Looking ahead, future research will explore continuous hazard modeling, dynamic covariates, and causal inference integration. The goal is to develop more versatile, efficient, and interpretable models that can support proactive decision-making across industries, ultimately enhancing system safety, efficiency, and longevity.
Deep Dive
Abstract
Competing risks are commonly observed in engineering fields and can bring challenges to time-to-event data modeling when the application scenarios are complicated. Recently, deep neural networks have received great attention for prediction with competing risks, due to their flexibility and high learning capability. However, the complexity of neural network structure brings extra difficulty in hyperparameter tuning based on different data inputs. Additionally, when an engineered system has complex physical structures with multiple hierarchical levels, treating all structural levels as a single group of inputs may fail to capture critical information. To address the issues, we propose a Structured Segmented Hazard Deep Neural Network (SSH-Net) for failure time prediction under cause-specific competing risks framework. Our approach associates neural network structure with data structures, and allows different covariate groups to impact the failure prediction through separate sub-networks. The neural network is constructed based on a cause-specific competing risks model.

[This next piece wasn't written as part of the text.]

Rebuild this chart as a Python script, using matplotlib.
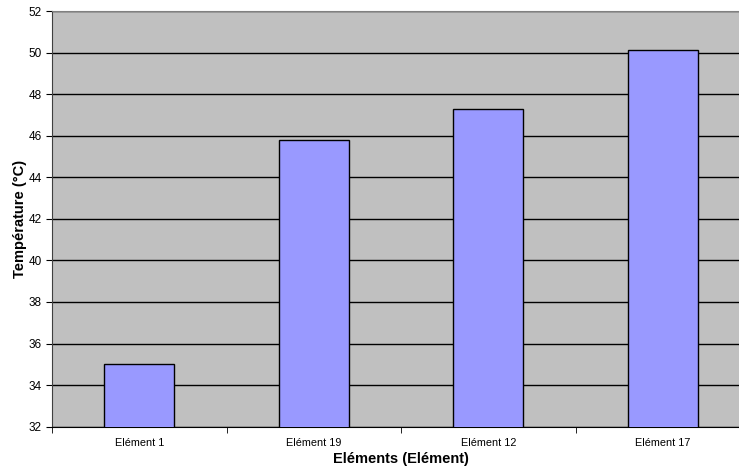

The SSH-Net outputs cause-specific hazard functions, and utilizes the penalized log-likelihood as the loss function. The prediction accuracy of SSH-Net is validated through simulation studies by evaluating the Brier score, the area under receiver operating characteristic curves (AUC), and the root mean square error (RMSE) of the predicted cause-specific cumulative incident function. We further demonstrate the model's ability to predict failure time distribution functions using the Titan GPU failure time data.